Hace poco más de un año, en su discurso para graduados de la Universidad de Nueva York, Justin Trudeau hizo una una última petición a los alumnos: “salid ahí fuera y combatir la mentalidad tribal”.

Para el Presidente de Canadá, la mentalidad tribal es una conducta disociativa que lleva a una persona a distorsionar la realidad y convertir todo su entorno en un escenario de solo dos categorías: los de la tribu (los buenos), y los otros (los malos).

Esta visión binaria genera automáticamente un rechazo frontal a todo aquello que no respalda nuestra opinión y a escuchar únicamente aquello que confirma nuestra posición ante el mundo, creyendo que así estamos respaldados y somos más respetados. La realidad, sin embargo, es casi siempre opuesta. En lugar de protegidos, cada vez estamos más desnudos, y somos más ignorantes. 

A pesar de lo arcaico de este planteamiento, probablemente usted también tenga algo de mentalidad tribal. En mayor o menor medida. Vivimos supeditados a las reglas del marketing y dominados por la última hora y la inmediatez informativa, consumimos información sin preguntarnos, no ya si lo que leemos es verdad o mentira, sino si dentro de la mentira, el dato es veraz o verosímil; y casi siempre terminamos arrastrados hacia una elección continua de bandos. De tribus primitivas. 

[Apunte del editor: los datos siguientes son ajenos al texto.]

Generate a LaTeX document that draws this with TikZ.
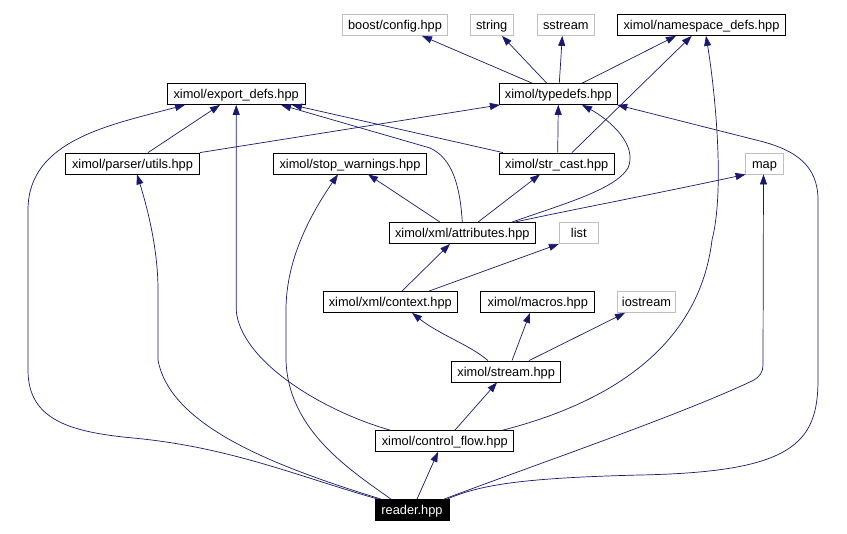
\documentclass[tikz,border=0pt]{standalone}
\usepackage{fontspec}
\setmainfont{Liberation Sans}
\usetikzlibrary{arrows.meta}
\definecolor{edgeblue}{RGB}{25,25,112}
\definecolor{boxgray}{RGB}{191,191,191}
\newcommand{\nodefont}{\fontsize{12.8}{14}\selectfont}
\begin{document}
\begin{tikzpicture}[x=1pt,y=-1pt,
  box/.style={draw=black,line width=0.8pt,minimum height=21pt,inner sep=0pt,text height=10.5pt,text depth=1pt,font=\nodefont,anchor=center},
  gbox/.style={box,draw=boxgray},
  edge/.style={draw=edgeblue,line width=0.7pt,-{Triangle[length=10pt,width=7pt]}}]
\useasboundingbox[fill=white] (0,0) rectangle (847,534);
% nodes
\node[gbox,minimum width=105pt] (boost) at (395,25) {boost/config.hpp};
\node[gbox,minimum width=43pt] (string) at (491.7,25) {string};
\node[gbox,minimum width=57pt] (sstream) at (565.8,25) {sstream};
\node[box,minimum width=168pt] (nsdefs) at (701.5,25) {ximol/namespace\_defs.hpp};
\node[box,minimum width=138pt] (export) at (236.2,94) {ximol/export\_defs.hpp};
\node[box,minimum width=118pt] (typedefs) at (558.3,94) {ximol/typedefs.hpp};
\node[box,minimum width=134pt] (parser) at (132.5,163.5) {ximol/parser/utils.hpp};
\node[box,minimum width=153pt] (stopw) at (350,163.5) {ximol/stop\_warnings.hpp};
\node[box,minimum width=115pt] (strcast) at (556.7,163.5) {ximol/str\_cast.hpp};
\node[gbox,minimum width=38pt] (map) at (764.5,163.5) {map};
\node[box,minimum width=146pt] (attr) at (462.3,233) {ximol/xml/attributes.hpp};
\node[gbox,minimum width=39pt] (list) at (578.8,233) {list};
\node[box,minimum width=134pt] (context) at (390.3,302) {ximol/xml/context.hpp};
\node[box,minimum width=114pt] (macros) at (537.8,302) {ximol/macros.hpp};
\node[gbox,minimum width=58pt] (iostream) at (646.5,302) {iostream};
\node[box,minimum width=109pt] (stream) at (506.2,371.5) {ximol/stream.hpp};
\node[box,minimum width=138pt] (control) at (444.8,441) {ximol/control\_flow.hpp};
\node[box,fill=black,text=white,minimum width=74pt] (reader) at (412,510) {reader.hpp};
% edges
\draw[edge] ([xshift=-26.3pt]typedefs.north) -- ([xshift=27pt]boost.south);
\draw[edge] ([xshift=-11.6pt]typedefs.north) -- ([xshift=10.3pt]string.south);
\draw[edge] ([xshift=1pt]typedefs.north) -- ([xshift=-3.5pt]sstream.south);
\draw[edge] ([xshift=24pt]typedefs.north) -- ([xshift=-25.5pt]nsdefs.south);
\draw[edge] ([xshift=15.3pt]strcast.north) -- ([xshift=-9.8pt]nsdefs.south);
\draw[edge] ([xshift=58.2pt]control.north) .. controls (620,400) and (700,340) .. (712,240) .. controls (725,190) and (715,90) .. ([xshift=4.5pt]nsdefs.south);
\draw[edge] ([xshift=15.5pt]parser.north) -- ([xshift=-16.2pt]export.south);
\draw[edge] (parser.north east) -- ([xshift=1pt]typedefs.south west);
\draw[edge] ([xshift=-53.7pt]strcast.north) -- ([xshift=55.8pt]export.south);
\draw[edge] (attr.north) .. controls (460,185) and (452,158) .. (430,148) -- ([xshift=44.8pt]export.south);
\draw[edge] ([xshift=-34pt]reader.north) .. controls (300,477) and (230,447) .. (133,438) .. controls (70,432) and (28,420) .. (28,370) -- (28,210) .. controls (28,140) and (110,125) .. ([xshift=-51.2pt]export.south);
\draw[edge] ([xshift=-54.8pt]control.north) .. controls (320,410) and (240,360) .. (236.2,310) -- (export.south);
\draw[edge] ([xshift=1pt]strcast.north) -- (typedefs.south);
\draw[edge] ([xshift=49.7pt]attr.north) .. controls (560,205) and (615,190) .. (628,168) .. controls (638,145) and (610,120) .. ([xshift=23.7pt]typedefs.south);
\draw[edge] ([xshift=35pt]reader.north) .. controls (480,485) and (520,478) .. (640,475) .. controls (790,472) and (818,445) .. (818,380) -- (818,200) .. controls (818,165) and (795,150) .. (760,141) -- ([xshift=-0.5pt]typedefs.south east);
\draw[edge] ([xshift=-22.3pt]attr.north) -- ([xshift=18pt]stopw.south);
\draw[edge] ([xshift=15.7pt]attr.north) -- ([xshift=-16.7pt]strcast.south);
\draw[edge] ([xshift=52.7pt]attr.north) .. controls (560,212) and (650,195) .. ([xshift=0.5pt]map.south west);
\draw[edge] ([xshift=11.7pt]context.north) -- ([xshift=-12.3pt]attr.south);
\draw[edge] ([xshift=38.7pt]context.north) -- (list.south west);
\draw[edge] ([xshift=-18.2pt]stream.north) .. controls (470,345) and (440,335) .. ([xshift=21.7pt]context.south);
\draw[edge] ([xshift=5.8pt]stream.north) -- ([xshift=-7.8pt]macros.south);
\draw[edge] ([xshift=22.8pt]stream.north) -- ([xshift=-21.5pt]iostream.south);
\draw[edge] ([xshift=10.2pt]control.north) -- ([xshift=-9.2pt]stream.south);
\draw[edge] ([xshift=5pt]reader.north) -- ([xshift=-6.8pt]control.south);
\draw[edge] ([xshift=-31pt]reader.north) .. controls (270,465) and (170,425) .. (158,360) -- (158,290) .. controls (158,250) and (148,210) .. ([xshift=4.5pt]parser.south);
\draw[edge] ([xshift=-21pt]reader.north) .. controls (350,470) and (288,430) .. (286,360) -- (286,310) .. controls (286,260) and (310,215) .. ([xshift=-12pt]stopw.south);
\draw[edge] ([xshift=32pt]reader.north) .. controls (540,463) and (680,415) .. (752,381) .. controls (760,377) and (763,372) .. (763,365) -- ([xshift=-1pt]map.south);
\end{tikzpicture}
\end{document}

- ¿Eres de mi partido? Bien, eres de mi tribu.

- ¿Eres feminista? Tribu.

- ¿Comes carne de ternera? Tribu

- ¿Te gustan los toros? ¿Reniegas de Dios? ¿Adoras a mi líder? Tribu, tribu, tribu.

La política, por supuesto, también es una de esas tribus.

Cualquier pretexto es válido para clasificar a la gente en grupo. El objetivo no es otro que el que exista una tribu donde una persona pueda sentirse integrada por razones de sexo, de edad, de religión, de ideología o por cualquier otro tipo de creencia, y donde todo se reduzca al concepto más primitivo: los de dentro son los buenos. Los de fuera, los malos.

Combatir la mentalidad tribal es el gran reto de los partidos políticos.

El pasado fin de semana, Carmen Calvo pronunció una frase que encarna este tribalismo político: "El feminismo es de todas, no bonita, nos lo hemos currado en la genealogía del pensamiento progresista, del pensamiento socialista”. Más allá de la altivez que muestra la vicepresidenta cada vez que tiene un micrófono delante, la sentencia es categórica. Viene a decir que «solo si eres socialista, puedes ser feminista». 

A poco que se haya leído algo sobre feminismo, se verá ridícula esta afirmación. El feminismo trasciende a Carmen Calvo, al Partido Socialista y a un par de siglos de progreso en España. Pero lo verdaderamente triste es el cinismo con el que la vicepresidenta construye su argumento para reafirmarse en su consigna política. La política se ha llenado de vacíos que ningún partido está sabiendo llenar. Lamentablemente, hay muchas Carmen Calvo en la vida política actual, y no solo en el Partido Socialista.

Hoy en día importa más el «para qué» que el «qué». Y ese «para qué» no es, ni más ni menos, que la excusa perfecta para crear un rival al que atacar indiscriminadamente, aunque eso suponga convertir la democracia y la pluralidad de ideas en una aberración dialéctica que no aporta, no construye y no soluciona nada.

Son malos tiempos para el debate parlamentario. La calidad de los partidos ya no se mide según la altura política de sus miembros, sino por su capacidad de movilizar socialmente, de convertir grupos de personas en herramientas de confrontación y de poner círculos de colores a las libertades individuales aunque eso reduzca los grandes valores a la mínima expresión: lo de dentro es lo bueno; lo de fuera es lo malo.

Continuar por ese camino solo servirá para banalizar aún más la política y contribuir a una escalada de violencia verbal (y física en algunos casos) que no nos aportará nada como sociedad. Se trata de respeto, de tolerancia, de buscar valores por encima de credos políticos, por muy legítima que sea nuestra posición ideológica. No de una lucha de poder y egos donde prima el personalismo por encima del interés común.

El conocimiento es una estructura que crece en forma de círculos concéntricos, pero se debilita con ese pensamiento endogámico. A medida que cerramos puertas, se pierde el sentido crítico, nos cegamos ante la realidad, y acabamos convertidos en ciudadanos tribales.

Podemos seguir optando por lo efímero, por ese relato que satisface nuestras necesidades más inmediatas, o podemos tratar de construir un horizonte seguro de progreso. Podemos seguir siendo tribu, tribu, tribu, o podemos combatir el tribalismo cerrado. Pero esperar a que sean los partidos y los gobiernos los que nos den las soluciones es nuestro primer error como sociedad. 

Ser impasibles no solucionará esta crisis de tribalismo.